America and England exchange tourists on a daily basis, with the relationship between the two countries tightly linked.
However in sporting terms, the two nations have struggled to cooperate on the same level.
Football, as we call it in England, has been our most popular sport for a number of years now and millions of people watch the Premier League from all over the world.
Sport in America is also huge, with the likes of hockey, basketball and baseball capturing the imagination of people across the largely populated country.
However, American Football (NFL) is regarded as the top sport in the States, with the Super Bowl attracting millions of viewers worldwide for the season finale, being one of the most watched sporting events in the world.
With all this in mind, why is it that two of the most famous countries in the world are still struggling to share their strongest sports with one another?

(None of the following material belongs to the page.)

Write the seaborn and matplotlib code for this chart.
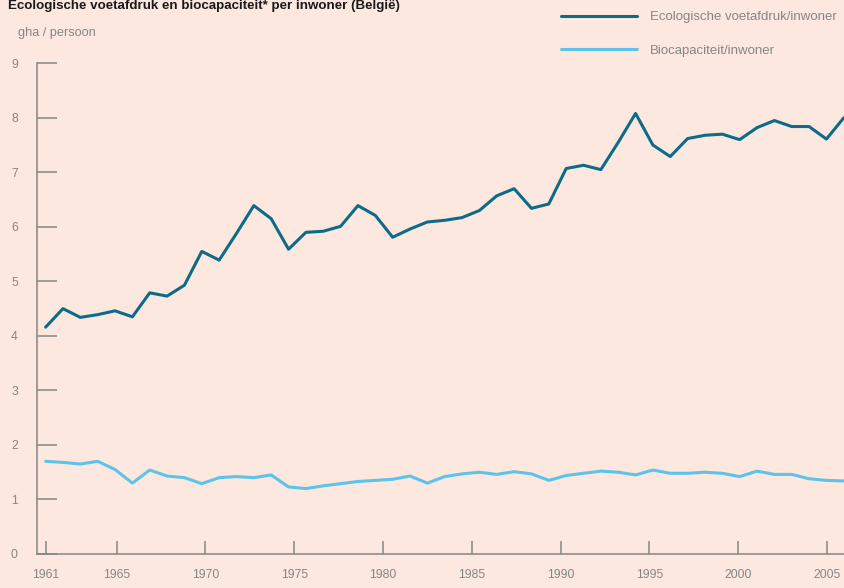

In 2007, David Beckham arrived in the United States after signing a contract with LA Galaxy and it was no secret that the players’ move was also an attempt to raise the profile of ‘soccer’ on the other side of the Atlantic.
Since retiring, the ex-England captain has formulated plans to create his own MLS (Major League Soccer) franchise and further improve the popularity of the sport in the USA.

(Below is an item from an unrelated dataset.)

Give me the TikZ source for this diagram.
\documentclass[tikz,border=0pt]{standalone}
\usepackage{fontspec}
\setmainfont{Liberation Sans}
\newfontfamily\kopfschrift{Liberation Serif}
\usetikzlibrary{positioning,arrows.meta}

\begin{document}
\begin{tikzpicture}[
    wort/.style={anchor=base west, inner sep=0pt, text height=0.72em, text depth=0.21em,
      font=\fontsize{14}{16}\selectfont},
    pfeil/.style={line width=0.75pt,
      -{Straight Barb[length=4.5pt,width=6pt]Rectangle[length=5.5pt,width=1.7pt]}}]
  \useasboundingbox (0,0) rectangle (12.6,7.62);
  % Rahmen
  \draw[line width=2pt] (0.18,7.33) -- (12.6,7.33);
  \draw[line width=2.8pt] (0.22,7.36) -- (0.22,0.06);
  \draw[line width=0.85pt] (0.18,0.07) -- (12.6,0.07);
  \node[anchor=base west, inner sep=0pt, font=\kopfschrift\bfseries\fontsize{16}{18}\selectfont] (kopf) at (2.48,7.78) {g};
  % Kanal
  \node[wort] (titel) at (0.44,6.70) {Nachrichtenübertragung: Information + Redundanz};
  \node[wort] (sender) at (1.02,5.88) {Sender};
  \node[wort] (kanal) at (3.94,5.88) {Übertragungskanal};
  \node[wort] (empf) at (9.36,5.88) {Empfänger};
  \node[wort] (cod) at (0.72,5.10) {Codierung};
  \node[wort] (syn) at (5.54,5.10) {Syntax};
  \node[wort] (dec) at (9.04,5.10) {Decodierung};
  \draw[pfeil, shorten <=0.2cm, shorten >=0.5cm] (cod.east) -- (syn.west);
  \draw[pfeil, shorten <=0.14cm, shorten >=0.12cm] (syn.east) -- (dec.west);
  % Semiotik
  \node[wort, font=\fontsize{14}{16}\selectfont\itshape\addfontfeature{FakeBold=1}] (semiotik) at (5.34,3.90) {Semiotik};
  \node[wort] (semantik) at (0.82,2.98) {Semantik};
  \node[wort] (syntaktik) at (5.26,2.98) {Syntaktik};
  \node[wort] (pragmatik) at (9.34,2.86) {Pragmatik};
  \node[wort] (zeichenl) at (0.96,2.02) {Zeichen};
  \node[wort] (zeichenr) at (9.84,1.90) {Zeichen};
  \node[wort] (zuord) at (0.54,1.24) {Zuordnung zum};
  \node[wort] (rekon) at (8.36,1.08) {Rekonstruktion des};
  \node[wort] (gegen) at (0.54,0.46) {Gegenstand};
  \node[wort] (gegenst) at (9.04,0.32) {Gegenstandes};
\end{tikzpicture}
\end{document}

But for all his efforts, the people of America remain stubborn with their interests and seem unlikely to change preferences as their beloved American football teams arrest their ability to acquire interest in a new sport.
Moving across to the UK, a recent attempt to promote the NFL in our capital city has been a small success in the grand scheme of things.
Sky Sports has played a huge part in generating an initial fan base for the sport, however the staging of competitive games at Wembley has given the sport a chance to attract new interest from the British public.
Unfortunately, football is so strong in this country that it suffocates other sports and allows a small percentage of attention to be shared across the board.
With rugby and cricket also pocketing a section of sporting fans, the breakthrough of a game
played thousands of miles away across the Atlantic is a tough task to say the least.
On a positive note, both sports have definitely made progress opposite countries and the ambition to develop the relationship is ongoing.
Unfortunately, a countries’ strength can also be its weakness and although the inclusion of both sports are a work in progress, there seems to be little room for expansion, as football and NFL continue to dominate in their respective places of birth.